Mote is irritable today. She is tired. She has been an easy target for the small group of vested interests - regular GLR contributors - who have attacked the plans in the press. For most listeners, the main issue is her intention to reduce the ratio of music to speech on the station. It's not a new issue. Getting the ratio of music to speech right has eluded BBC managers as they have responded to falling audience figures.

"There will be less music," says Mote, while insisting that no definite plans have been made. "We want to evolve GLR, so that it really becomes the place where people go for quality speech radio," says Mark Thompson, Director of National and Regional Broadcasting, in the BBC house journal, Ariel.

But when Mote appeared on GLR to answer questions in mid-September, it was remarkable how uniform the listeners were in their comments. They all expressed concerns about any reduction in music.

The problem seems to be the station's definition. GLR aims for an audience of 4.1 million; the number of Londoners within its 25-44 target age group - hardly a niche. This is contested territory and a broadcaster needs to be a little more specific about its objectives.

Talk, according to Mote, defines a station's character better than music. "Unfortunately, at the moment there are times of the day where somebody might switch into the station and not know instantly what it is they are getting.

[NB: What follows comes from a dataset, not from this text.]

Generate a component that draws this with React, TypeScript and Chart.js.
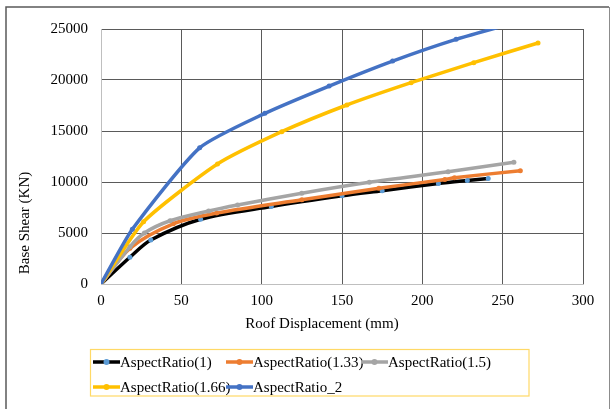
import { useEffect, useRef } from "react";
import { Chart, registerables } from "chart.js";

Chart.register(...registerables);

const FONT = "'Liberation Serif', 'Times New Roman', serif";

const seriesLabels = [
  "AspectRatio(1)",
  "AspectRatio(1.33)",
  "AspectRatio(1.5)",
  "AspectRatio(1.66)",
  "AspectRatio_2",
];

const lineColors = ["#000000", "#ed7d31", "#a5a5a5", "#ffc000", "#4472c4"];
const markerColors = ["#5b9bd5", "#ed7d31", "#a5a5a5", "#ffc000", "#4472c4"];
const curveTension = [0.3, 0.3, 0.3, 0.2, 0.2];

// [roof displacement (mm), base shear (KN)]
const ratio1: [number, number][] = [
  [0, 0], [18, 2620], [31, 4310], [62, 6350], [106, 7600], [150, 8650],
  [175, 9150], [210, 9850], [228, 10150], [241, 10350],
];
const ratio133: [number, number][] = [
  [0, 0], [18, 3500], [45, 5900], [72, 6950], [125, 8250], [173, 9380],
  [214, 10250], [220, 10420], [261, 11110],
];
const ratio15: [number, number][] = [
  [0, 0], [18, 3650], [27, 5000], [43, 6200], [67, 7160], [85, 7750],
  [125, 8900], [167, 9970], [216, 11000], [257, 11940],
];
const ratio166: [number, number][] = [
  [0, 0], [26.5, 6100], [72.5, 11760], [112.5, 14930], [153, 17550],
  [193, 19740], [232, 21700], [272, 23630],
];
const ratio2: [number, number][] = [
  [0, 0], [19.5, 5360], [61.4, 13350], [102, 16730], [142, 19410],
  [181.5, 21860], [221, 23990], [262, 25800],
];

const seriesData = [ratio1, ratio133, ratio15, ratio166, ratio2];

const xTitle = "Roof Displacement (mm)";
const yTitle = "Base Shear (KN)";
const xMin = 0, xMax = 300, xStep = 50;
const yMin = 0, yMax = 25000, yStep = 5000;

const decorPlugin = {
  id: "decor",
  afterDraw(chart: any) {
    const ctx = chart.ctx as CanvasRenderingContext2D;
    ctx.save();
    // outer frame
    ctx.strokeStyle = "#595959";
    ctx.lineWidth = 1.5;
    ctx.beginPath();
    ctx.moveTo(6, 430);
    ctx.lineTo(6, 7);
    ctx.lineTo(609, 7);
    ctx.stroke();
    ctx.strokeStyle = "#8c8c8c";
    ctx.lineWidth = 1;
    ctx.beginPath();
    ctx.moveTo(609.5, 7);
    ctx.lineTo(609.5, 430);
    ctx.stroke();

    // axis titles
    ctx.fillStyle = "#000";
    ctx.font = `15px ${FONT}`;
    ctx.textAlign = "center";
    ctx.textBaseline = "middle";
    ctx.fillText(xTitle, 322, 324);
    ctx.save();
    ctx.translate(25, 223);
    ctx.rotate(-Math.PI / 2);
    ctx.fillText(yTitle, 0, 0);
    ctx.restore();

    // legend box
    ctx.strokeStyle = "#ffd966";
    ctx.lineWidth = 1.2;
    ctx.strokeRect(90.5, 349.5, 438.5, 46.5);

    const pos = [
      [93, 362], [226, 362], [361, 362], [93, 387], [226, 387],
    ];
    chart.data.datasets.forEach((ds: any, i: number) => {
      const [x, y] = pos[i];
      ctx.strokeStyle = ds.borderColor;
      ctx.lineWidth = 3.5;
      ctx.beginPath();
      ctx.moveTo(x, y);
      ctx.lineTo(x + 27, y);
      ctx.stroke();
      ctx.fillStyle = ds.pointBackgroundColor;
      ctx.beginPath();
      ctx.arc(x + 13.5, y, 3, 0, Math.PI * 2);
      ctx.fill();
      ctx.fillStyle = "#000";
      ctx.textAlign = "left";
      ctx.fillText(ds.label, x + 27, y + 1);
    });
    ctx.restore();
  },
};

export default function App() {
  const ref = useRef<HTMLCanvasElement | null>(null);

  useEffect(() => {
    if (!ref.current) return;
    const chart = new Chart(ref.current, {
      type: "line",
      data: {
        datasets: seriesLabels.map((label, i) => ({
          label,
          data: seriesData[i].map(([x, y]) => ({ x, y })),
          borderColor: lineColors[i],
          backgroundColor: markerColors[i],
          pointBackgroundColor: markerColors[i],
          pointBorderColor: markerColors[i],
          pointRadius: 2.5,
          pointBorderWidth: 0,
          borderWidth: 3.5,
          tension: curveTension[i],
          fill: false,
          order: seriesLabels.length - i,
        })),
      },
      options: {
        responsive: false,
        animation: false,
        layout: { padding: { left: 41, right: 27, top: 29, bottom: 85 } },
        plugins: {
          legend: { display: false },
          title: { display: false },
          tooltip: { enabled: false },
        },
        scales: {
          x: {
            type: "linear",
            min: xMin,
            max: xMax,
            afterFit: (s: any) => { s.height = 40; },
            ticks: {
              stepSize: xStep,
              padding: 8,
              color: "#000",
              font: { family: FONT, size: 15 },
              callback: (v: any) => String(v),
            },
            grid: { color: "#5a5a5a", lineWidth: 1, drawTicks: false },
            border: { color: "#bfbfbf", width: 1 },
          },
          y: {
            type: "linear",
            min: yMin,
            max: yMax,
            afterFit: (s: any) => { s.width = 60; },
            ticks: {
              stepSize: yStep,
              padding: 13,
              color: "#000",
              font: { family: FONT, size: 15 },
              callback: (v: any) => String(v),
            },
            grid: { color: "#5a5a5a", lineWidth: 1, drawTicks: false },
            border: { color: "#bfbfbf", width: 1 },
          },
        },
      },
      plugins: [decorPlugin],
    });
    return () => chart.destroy();
  }, []);

  return (
    <div style={{ position: "absolute", left: 0, top: 0, width: 610, height: 409, background: "#fff" }}>
      <canvas ref={ref} width={610} height={409} style={{ width: 610, height: 409 }} />
    </div>
  );
}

The point is that speech is often the time at which you are most distinctive," she insists. "The difficulty with the station is that we don't have a marketing position and that's what this process aims to resolve."

GLR is itself Matthew Bannister's realigned Radio London. Bannister, brought his cronies to the renamed BBC local station. Under the musical guidance of Trevor Dann, they created a distinctive, highly likeable station. Unfortunately, in terms of listeners, it was a failure, drawing in less than half the audience of its predecessor. Bannister moved on. The BBC rewarded him for his failure at GLR by making him controller of Radio 1. He took most of his pals with him, and GLR was allowed to drift.

"Since then we've grafted a mish-mash of what we think the views are and to be fair I don't think, until the last two years, the BBC has been clear enough about defining what the station is about," concedes Mote.

So what is it about? "It's a London thing," she offers, recalling the marketing slogan.

For daytime listeners, the present GLR is self-obsessed, patronising, grossly self-indulgent. Starting with Robert Elms's self-inflating "Good morning London", the bulk of GLR's daytime programmes is dominated by chat, often featuring discussion on subjects of microinterest. Elms, in particular, voices his assessment of his station (and, by inference, himself) as "very intelligent, very articulate, very hip and wise and a bit sassy and a bit ironic, and all of those things".

Music comes a distant second in daytime, as is underlined not only by the huge gaps between tracks, but also by the trampling which much of it receives. That is not going to change. Apparently music attracts the wrong people. Instead there will be more of what the station calls "intelligent speech". Oddly Elms, its top presenter, is concerned that it might be dumbed down: "The fear is that, just as London is moving forwards into a 20th century [sic] and becoming the kind of city that GLR reflects, that we're going to be going in the opposite direction."

How will Ms Mote judge the success of her changes? She will judge it, she says, on "the difference we make to London itself. I'd like to see things change in London because of this station".